Два месяца на водах в Лукке восстановили здоровье новой мастерицы. Она вернулась в Пизу и снова обосновалась в своем рабочем кабинете. И сейчас же она обнаружила происшедшую в ее отсутствие важную перемену. Ее подруга и помощница Бригитта отказалась от должности. Все расспросы, обращенные к демуазель Грифони, привели лишь к одному: работница внезапно ушла с места, предупредив об этом за пять минут и никому не сообщив, что она намерена делать и куда собирается направить свои шаги.

Текли месяцы. Настал Новый год, но никаких объяснительных писем не пришло от Бригитты. Промелькнул весенний сезон, когда усиленно шьют и покупают наряды но от нее по-прежнему не было известий. Приблизилась первая годовщина службы мадемуазель Виржини у демуазель Грифони; и тогда, наконец, прибыла записка, сообщавшая, что Бригитта возвратилась в Пизу и что, если француженка ответит ей и укажет, где находится ее частная квартира, Бригитта в тот же вечер посетит свою старую подругу после ее работы. Желаемые сведения были охотно даны, и точно в назначенное время Бригитта появилась в маленькой гостиной мадемуазель Виржини.

Пройдя по комнате своей беспечной и уверенной походкой, итальянка осведомилась о здоровье подруги так равнодушно и опустилась на ближайшее кресло так небрежно, будто они были в разлуке не более нескольких дней. Мадемуазель Виржини рассмеялась с обычной живостью и с веселым удивлением подняла свои быстрые глаза француженки.

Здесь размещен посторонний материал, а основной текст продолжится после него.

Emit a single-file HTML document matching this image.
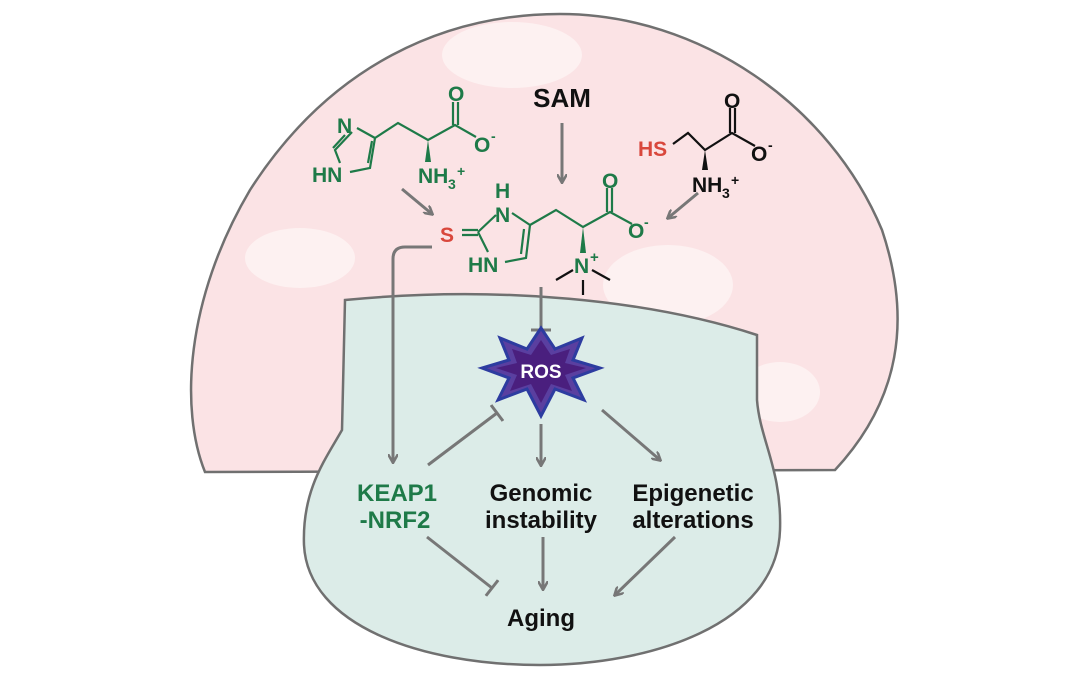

— Ну что ж, Бригитта! — воскликнула она. — А ведь в мастерской милейшей Грифони были не так уж неправы, когда прозвали тебя «Мне-то что!». Где ты пропадала? Почему никогда не писала мне?

— Не было ничего такого, о чем стоило бы писать. А кроме того, я всегда имела намерение вернуться в Пизу и повидать тебя, — ответила Бригитта, удобно откидываясь в кресле.

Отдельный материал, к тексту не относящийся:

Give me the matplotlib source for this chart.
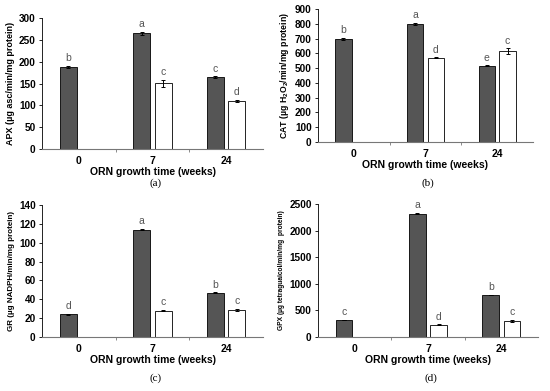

— Где же ты была почти целый год? В Италии?

— Нет, в Париже! Ты знаешь, что я пою?.. Не так уж хорошо, но все-таки у меня голос, а у большинства француженок (прости меня за дерзость!) его нет. Я встретила одну знакомую, и она представила меня режиссеру театра. Так я стала петь, правда, не первые роли, но — вторые. Твои любезные соотечественницы не могли перекричать меня на сцене, зато успешно интриговали против меня за кулисами. Короче говоря, я поссорилась с нашей примадонной, поссорилась с режиссером, поссорилась со своей знакомой. И вот я опять в Пизе, с маленькими сбережениями в кармане и без ясного представления о том, что мне тут делать.

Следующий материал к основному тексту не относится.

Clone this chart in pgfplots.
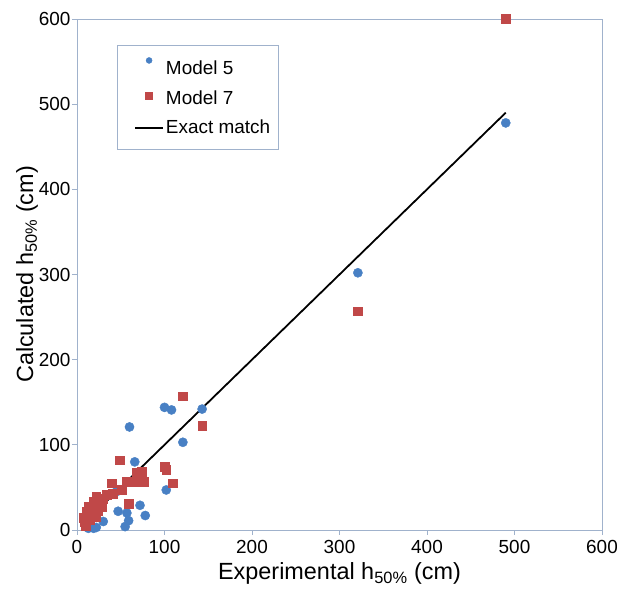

— Опять в Пизе! А почему ты покидала ее?

Глаза Бригитты начали утрачивать свое беспечное выражение. Она вдруг выпрямилась в кресле и тяжело опустила одну руку на стоявший сбоку столик.

— Почему? — переспросила она. — Потому что, когда я вижу, что игра проиграна, я предпочитаю бросить ее сразу, а не ждать, пока меня побьют.

— А, ты имеешь в виду свой прошлогодний план составить себе состояние в среде скульпторов! Мне хотелось бы услышать, как это вышло, что ты потерпела неудачу с богатым молодым скульптором-любителем. Вспомни, что я заболела, прежде чем ты могла сообщить мне что-либо новое. Твое отсутствие, когда я вернулась из Лукки, и почти немедленная женитьба твоего «предмета» на дочери маэстро, конечно, показали мне, что твое дело не выгорело. Но я так и не узнала, как это случилось. Единственное, что мне известно, это — что приз достался Маддалене Ломи.

— Сперва скажи мне, счастливо ли живет она с мужем?

— Мне не довелось слышать, чтобы между ними были разногласия. Она имеет наряды, лошадей, экипажи, слугу-негритенка, самую крошечную комнатную собачку в Италии, короче говоря — всю ту роскошь, какой может желать женщина, а кстати — еще и ребенка!

— Ребенка?!

— Да, ребенка, родившегося немного больше недели назад.

— Надеюсь, не мальчика?

— Нет, девочку.

— Очень рада! Богачи всегда хотят первенца-наследника. Наверное, оба они огорчены, и я этому рада!

— Господи помилуй, Бригитта! Почему у тебя глаза стали такие злые?

— Злые? Вполне возможно. Я ненавижу Фабио д'Асколи и Маддалену Ломи, как мужчину и женщину, но вдвое — как мужа и жену. Постой! Я сейчас расскажу тебе все, что ты хочешь знать. Только раньше ответь мне на один или два вопроса. Слыхала ли ты что-нибудь о ее здоровье?